DMY, how do you say in english the another product.

1) dot product

2) vectoriel product (it's correct?)

Thank you for your help!

Have a good day!

Best regards
Jérôme

dmy
12-21-2000, 06:34 AM
the most common name i found in graphics textbooks is cross product.

so recap, the most common operations with vectors in graphics are two: the dot product and the cross product.

dot/inner/scalar product is the componet-wise product:

a dot b = s (scalar) =
a.x * b.x + a.y * b.y + ... =
|a| * |b| * cos(phi)

cross/vector/outer product, gives the plane-bundle where the two vectors are built, or the normal to that plane, wich is basically the same.

a cross b = n (vector) =

(for the 3-space case)

n.x = a.y*b.z - a.z*b.y
n.y = a.z*b.x - a.x*b.z
n.z = a.x*b.y - a.y*b.x

|n| = |a| * |b| * sin(phi)
(^^^ correct me boys if i'm wrong about this ^^^)


DMY



[This message has been edited by dmy (edited 12-21-2000).]

KurtCob
12-22-2000, 12:16 AM
Ok guys,

WE got it working, thank you for everybody that replies, especial thanks for Boubou and softland_gh.
http://www.opengl.org/discussion_boards/ubb/smile.gif
Best regards
Merry Christmas and have a nice 2001.
Kurt

KurtCob
12-22-2000, 01:07 AM
Ok,

Everything with the angle is working, in order to try I have drawn two lines in AutoCAD system, in AutoCAD I have the following lines |_, (with 90 degrees) but then when I use the coordinates that is the AutoCAD system I have the following lines in my system (also with 90 degrees but in a wrong way:
_
|

The code for the projection is :
glOrtho(500.0, -500.0, 500.0, -500.0, -1.0, 100.0)

Can someone explain me a bit ?
Thank youfor the moment
Best regards
Kurt

PS.: if someone want a picture of a screen shot of both systems (my application and AutoCAD) I can send it by email, just ask me.

Dodger
12-22-2000, 07:14 AM
The OpenGL coordinate system is set up in a different way.
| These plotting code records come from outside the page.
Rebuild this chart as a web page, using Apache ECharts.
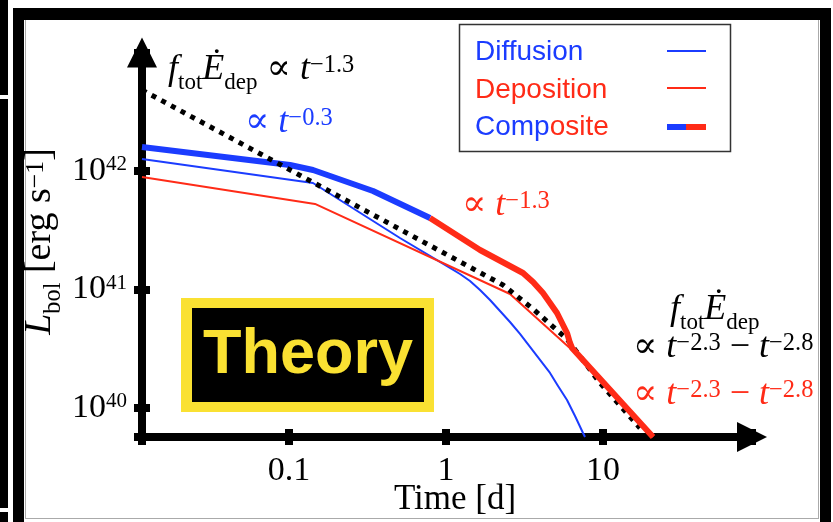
<!DOCTYPE html>
<html><head><meta charset="utf-8">
<script src="https://cdn.jsdelivr.net/npm/echarts@6/dist/echarts.min.js"></script>
<style>html,body{margin:0;padding:0;background:#fff}#c{width:833px;height:522px}</style>
</head><body><div id="c"></div>
<script>
// ---- data (time in days, luminosity in erg/s) ----
const xTickValues = [0.1, 1, 10];
const xTickLabels = ['0.1', '1', '10'];
const yTickValues = [1e40, 1e41, 1e42];
const yTickExponents = ['40', '41', '42'];
const xRange = [0.01158, 88.9];
const yRange = [5.69e39, 1e43];

const diffusion = [
  [0.01158, 1.263e42], [0.1422, 7.92e41], [0.509, 2.72e41], [1.060, 1.519e41],
  [1.228, 1.351e41], [1.422, 1.180e41], [1.647, 9.90e40], [1.907, 8.155e40],
  [2.208, 6.585e40], [2.556, 5.317e40], [2.960, 4.212e40], [3.428, 3.272e40],
  [3.969, 2.542e40], [4.597, 1.975e40], [5.170, 1.534e40], [5.898, 1.168e40],
  [6.633, 8.56e39], [7.458, 6.152e39], [7.680, 5.692e39]
];
const deposition = [
  [0.01158, 8.90e41], [0.1464, 5.27e41], [2.556, 9.16e40], [6.346, 3.09e40], [20.83, 5.69e39]
];
const energyDeposition = [
  [0.01158, 4.83e42], [2.307, 1.091e41], [3.583, 6.85e40], [5.898, 3.82e40],
  [9.57, 1.626e40], [17.2, 6.78e39]
];
const compositeDiffusion = [
  [0.01158, 1.594e42], [0.1015, 1.124e42], [0.1422, 1.020e42], [0.3428, 6.78e41], [0.7909, 4.013e41]
];
const compositeDeposition = [
  [0.7909, 4.013e41], [1.647, 2.154e41], [3.093, 1.378e41], [3.583, 1.157e41],
  [4.147, 9.34e40], [4.597, 7.69e40], [5.093, 6.33e40], [5.563, 5.017e40],
  [5.898, 4.295e40], [6.163, 3.536e40], [6.346, 3.209e40], [20.83, 5.69e39]
];

// ---- styling ----
const BLUE = '#1B3CFF', RED = '#FF2B17', YELLOW = '#FAE132';
const SERIF = "'Liberation Serif','DejaVu Serif',serif";
const SANS = "'Liberation Sans',Arial,sans-serif";

function richSet(s, color) {
  const L = 1.55 * s, fsp = 0.68 * s, fsb = 0.64 * s;
  const up = 0.3375 * fsp - 0.1175 * s;      // raise of superscript centre
  const down = 0.5775 * s - 0.3375 * fsb;    // drop of subscript centre
  const base = {fontFamily: SERIF, fill: color, verticalAlign: 'middle'};
  return {
    i: Object.assign({fontSize: s, fontStyle: 'italic', lineHeight: L}, base),
    r: Object.assign({fontSize: s, lineHeight: L}, base),
    sp: Object.assign({fontSize: fsp, lineHeight: 4, padding: [0, 0, 2 * up, 0]}, base),
    sb: Object.assign({fontSize: fsb, lineHeight: 4, padding: [2 * down, 0, 0, 0]}, base)
  };
}
function note(x, baseline, text, color, s) {
  s = s || 36;
  return {type: 'text', x: x, y: baseline - 1.1125 * s, z: 50,
    style: {text: text, rich: richSet(s, color), align: 'left', verticalAlign: 'top'}};
}

const chart = echarts.init(document.getElementById('c'), null, {renderer: 'canvas'});

const axisLineStyle = {color: '#000', width: 8, cap: 'square'};
const tickStyle = {color: '#000', width: 8, cap: 'butt'};

const option = {
  animation: false,
  backgroundColor: '#fff',
  grid: {left: 142, right: 81, top: 52.5, bottom: 85, containLabel: false, outerBoundsMode: 'none'},
  xAxis: [{
    type: 'log', logBase: 10, min: xRange[0], max: xRange[1], position: 'bottom',
    name: 'Time [d]', nameLocation: 'middle', nameGap: 45, nameMoveOverlap: false,
    nameTextStyle: {fontFamily: SERIF, fontSize: 35, color: '#000', lineHeight: 35, padding: [0, 0, 0, 16]},
    axisLine: {show: true, lineStyle: axisLineStyle, symbol: ['none', 'triangle'], symbolSize: [30, 30]},
    axisTick: {show: true, length: 8, inside: false, lineStyle: tickStyle},
    minorTick: {show: false}, splitLine: {show: false},
    axisLabel: {
      margin: 17, fontFamily: SERIF, fontSize: 34, color: '#000', lineHeight: 34,
      formatter: function (v) {
        for (let k = 0; k < xTickValues.length; k++) {
          if (Math.abs(Math.log10(v) - Math.log10(xTickValues[k])) < 1e-6) return xTickLabels[k];
        }
        return '';
      }
    }
  }, {
    type: 'log', logBase: 10, min: xRange[0], max: xRange[1], position: 'bottom',
    axisLine: {show: false}, axisTick: {show: true, length: 8, inside: true, lineStyle: tickStyle},
    axisLabel: {show: false}, splitLine: {show: false}
  }],
  yAxis: [{
    type: 'log', logBase: 10, min: yRange[0], max: yRange[1], position: 'left',
    axisLine: {show: true, lineStyle: axisLineStyle, symbol: ['none', 'triangle'], symbolSize: [30, 30]},
    axisTick: {show: true, length: 8, inside: false, lineStyle: tickStyle},
    minorTick: {show: false}, splitLine: {show: false},
    axisLabel: {
      margin: 15,
      formatter: function (v) {
        for (let k = 0; k < yTickValues.length; k++) {
          if (Math.abs(Math.log10(v) - Math.log10(yTickValues[k])) < 1e-6) return '{m|10}{sp|' + yTickExponents[k] + '}';
        }
        return '';
      },
      rich: {
        m: {fontFamily: SERIF, fontSize: 34, color: '#000', lineHeight: 34},
        sp: {fontFamily: SERIF, fontSize: 21, color: '#000', lineHeight: 21, verticalAlign: 'top'}
      }
    }
  }, {
    type: 'log', logBase: 10, min: yRange[0], max: yRange[1], position: 'left',
    axisLine: {show: false}, axisTick: {show: true, length: 8, inside: true, lineStyle: tickStyle},
    axisLabel: {show: false}, splitLine: {show: false}
  }],
  series: [
    {name: 'Diffusion', type: 'line', data: diffusion, showSymbol: false, symbol: 'none', clip: false,
      lineStyle: {color: BLUE, width: 2, join: 'round'}, smooth: false},
    {name: 'Deposition', type: 'line', data: deposition, showSymbol: false, symbol: 'none', clip: false,
      lineStyle: {color: RED, width: 2}},
    {name: 'Composite (diffusion)', type: 'line', data: compositeDiffusion, showSymbol: false, symbol: 'none', clip: false,
      lineStyle: {color: BLUE, width: 6, cap: 'butt', join: 'round'}},
    {name: 'f_tot E_dep', type: 'line', data: energyDeposition, showSymbol: false, symbol: 'none', clip: false,
      lineStyle: {color: '#000', width: 5, type: [5, 6], cap: 'butt'}},
    {name: 'Composite (deposition)', type: 'line', data: compositeDeposition, showSymbol: false, symbol: 'none', clip: false,
      lineStyle: {color: RED, width: 6, cap: 'butt', join: 'round'}}
  ],
  graphic: [
    // cropped neighbour panel strip
    {type: 'rect', shape: {x: 0, y: 0, width: 8, height: 95}, style: {fill: '#000'}},
    {type: 'rect', shape: {x: 0, y: 99, width: 8, height: 409}, style: {fill: '#000'}},
    {type: 'rect', shape: {x: 0, y: 512, width: 8, height: 10}, style: {fill: '#000'}},
    // frame
    {type: 'rect', shape: {x: 13, y: 8, width: 818, height: 12}, style: {fill: '#000'}},
    {type: 'rect', shape: {x: 13, y: 8, width: 11, height: 514}, style: {fill: '#000'}},
    {type: 'rect', shape: {x: 820, y: 8, width: 11, height: 514}, style: {fill: '#000'}},
    {type: 'line', shape: {x1: 25.5, y1: 20, x2: 25.5, y2: 518}, style: {stroke: '#aaa', lineWidth: 1}},
    {type: 'line', shape: {x1: 818.5, y1: 20, x2: 818.5, y2: 518}, style: {stroke: '#aaa', lineWidth: 1}},
    {type: 'line', shape: {x1: 25, y1: 518.5, x2: 819, y2: 518.5}, style: {stroke: '#aaa', lineWidth: 1}},
    // legend
    {type: 'rect', shape: {x: 459.5, y: 24.5, width: 271, height: 127}, style: {fill: '#fff', stroke: '#333', lineWidth: 1.5}},
    {type: 'text', x: 475, y: 52, style: {text: 'Diffusion', fill: BLUE, fontSize: 28, fontFamily: SANS, align: 'left', verticalAlign: 'middle'}},
    {type: 'text', x: 475, y: 90, style: {text: 'Deposition', fill: RED, fontSize: 28, fontFamily: SANS, align: 'left', verticalAlign: 'middle'}},
    {type: 'text', x: 475, y: 127.5, style: {text: '{b|Comp}{r|osite}', align: 'left', verticalAlign: 'middle',
      rich: {b: {fill: BLUE, fontSize: 28, fontFamily: SANS}, r: {fill: RED, fontSize: 28, fontFamily: SANS}}}},
    {type: 'line', shape: {x1: 667, y1: 51, x2: 706, y2: 51}, style: {stroke: BLUE, lineWidth: 2}},
    {type: 'line', shape: {x1: 667, y1: 88, x2: 706, y2: 88}, style: {stroke: RED, lineWidth: 2}},
    {type: 'line', shape: {x1: 667, y1: 127, x2: 686, y2: 127}, style: {stroke: BLUE, lineWidth: 6}},
    {type: 'line', shape: {x1: 686, y1: 127, x2: 706, y2: 127}, style: {stroke: RED, lineWidth: 6}},
    // Theory box
    {type: 'rect', shape: {x: 181, y: 298, width: 253, height: 114}, style: {fill: YELLOW}},
    {type: 'rect', shape: {x: 192, y: 308, width: 232, height: 94}, style: {fill: '#000'}},
    {type: 'text', x: 308, y: 356, style: {text: 'Theory', fill: YELLOW, fontSize: 63, fontWeight: 'bold', fontFamily: SANS, align: 'center', verticalAlign: 'middle'}},
    // annotations
    note(168, 82, '{i|f}{sb|tot}{i|Ė}{sb|dep}{r| ∝ }{i|t}{sp|−1.3}', '#000'),
    note(245, 135, '{r|∝ }{i|t}{sp|−0.3}', BLUE),
    note(462, 218, '{r|∝ }{i|t}{sp|−1.3}', RED),
    note(670, 322, '{i|f}{sb|tot}{i|Ė}{sb|dep}', '#000'),
    note(633, 360, '{r|∝ }{i|t}{sp|−2.3}{r| − }{i|t}{sp|−2.8}', '#000'),
    note(633, 407, '{r|∝ }{i|t}{sp|−2.3}{r| − }{i|t}{sp|−2.8}', RED),
    // y axis title
    {type: 'text', x: 40, y: 241.5, rotation: Math.PI / 2, z: 50,
      style: {text: '{i|L}{sb|bol}{r| [erg s}{sp|−1}{r|]}', rich: richSet(38, '#000'), align: 'center', verticalAlign: 'middle'}}
  ]
};
chart.setOption(option);
</script>
</body></html>
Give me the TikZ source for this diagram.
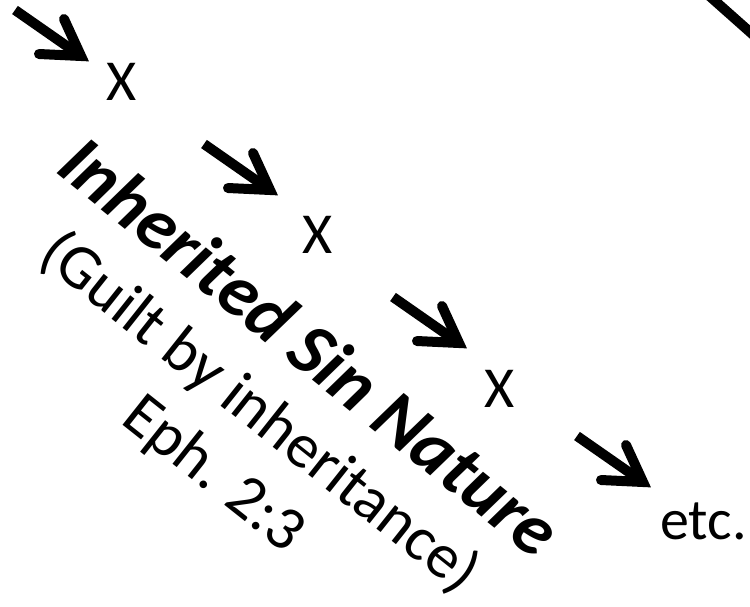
\documentclass[tikz,border=0pt]{standalone}
\usepackage{fontspec}
\setmainfont{Carlito}
\usetikzlibrary{calc}
\begin{document}
\begin{tikzpicture}[x=1pt,y=-1pt,
  shaft/.style={line width=10pt,line cap=butt},
  barbs/.style={line width=10pt,line cap=round,line join=miter,miter limit=20},
  xlabel/.style={inner sep=0pt,anchor=base west,font=\fontsize{58}{70}\selectfont},
  titletext/.style={inner sep=0pt,anchor=base west,rotate=-39,font=\fontsize{74}{88}\selectfont\bfseries\itshape},
  subtext/.style={inner sep=0pt,anchor=base west,rotate=-38.4,font=\fontsize{63}{76}\selectfont}]
\useasboundingbox (0,0) rectangle (750,606);
\clip (0,0) rectangle (750,606);
\fill[white] (0,0) rectangle (750,606);
\newcommand\arrowglyph[2]{%
  \coordinate (J) at (#1,#2);
  \draw[shaft] ($(J)+(-66,-46)$) -- (J);
  \draw[barbs] ($(J)+(-17,-37)$) -- (J) -- ($(J)+(-42,-2)$);}
\arrowglyph{81}{56}
\arrowglyph{270}{190}
\arrowglyph{459}{343}
\arrowglyph{643}{482}
\coordinate (big1) at (700,-12.4);
\coordinate (big2) at (770,49.8);
\draw[shaft] (big1) -- (big2);
\node[xlabel] (x1) at (106,100) {X};
\node[xlabel] (x2) at (302,253) {X};
\node[xlabel] (x3) at (484,407) {X};
\node[xlabel] (etc) at (660,539) {etc.};
\node[titletext] (title) at (54,171) {Inherited Sin Nature};
\node[subtext] (guilt) at (36,259) {(Guilt by inheritance)};
\node[subtext] (eph) at (119,422) {Eph. 2:3};
\end{tikzpicture}
\end{document}
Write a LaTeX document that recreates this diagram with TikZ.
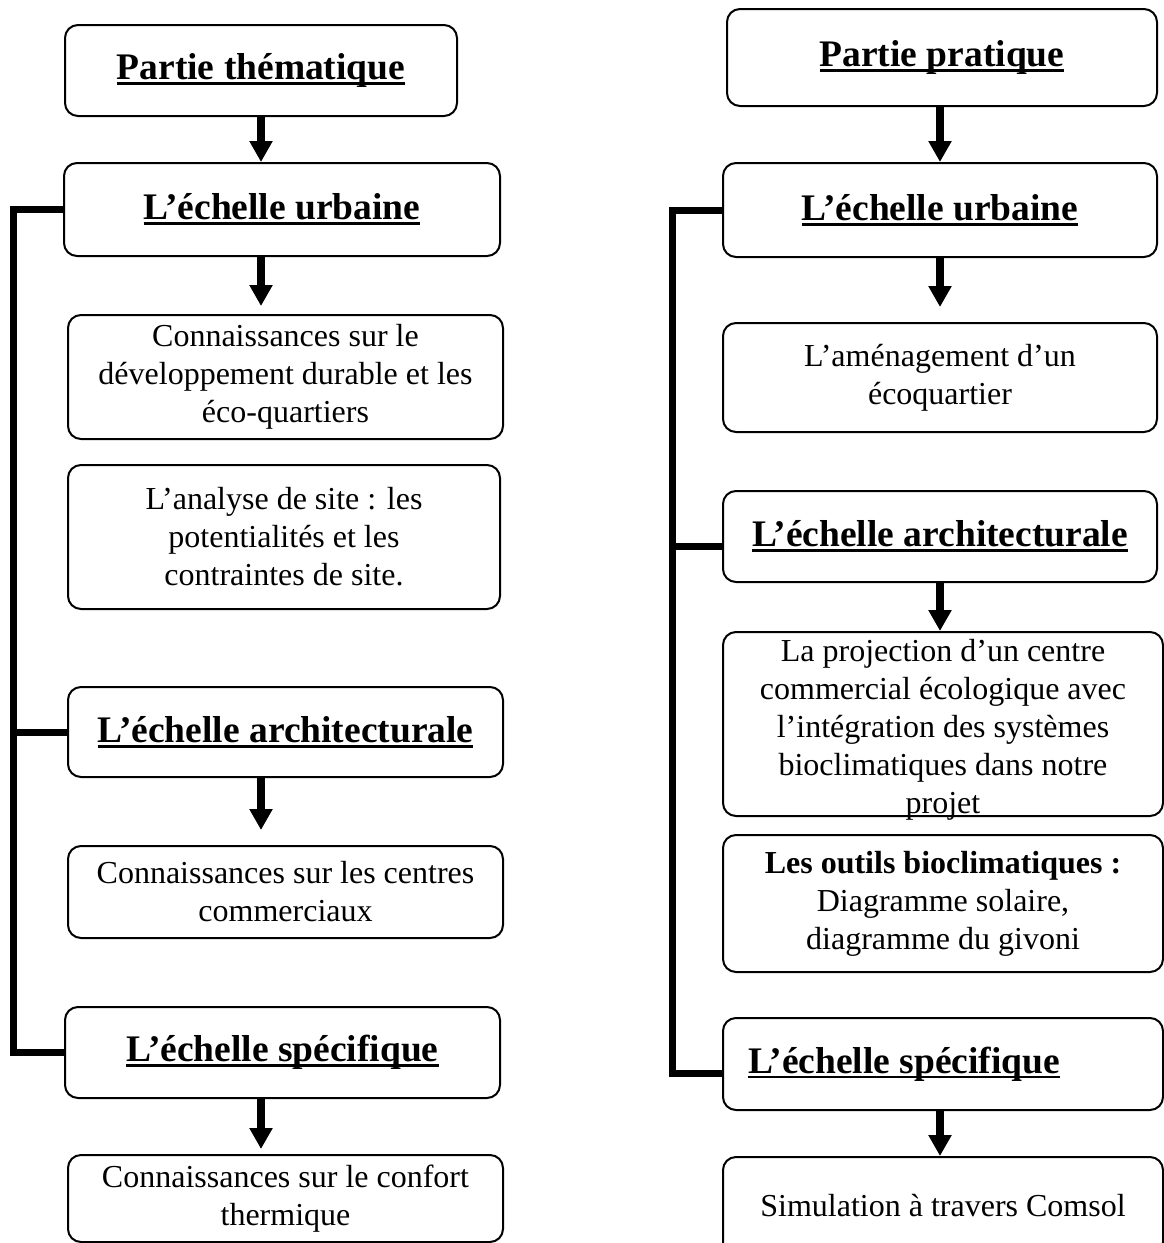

By default the Y axis goes up, not down. Flipping all your Y coordinates should take care of it http://www.opengl.org/discussion_boards/ubb/wink.gif

softland_gh
12-22-2000, 07:28 AM
I think what Dodger said is right. Maybe it's matter of right-handed coordinate systems and left-handed coordinate systems. You have to flip one axis.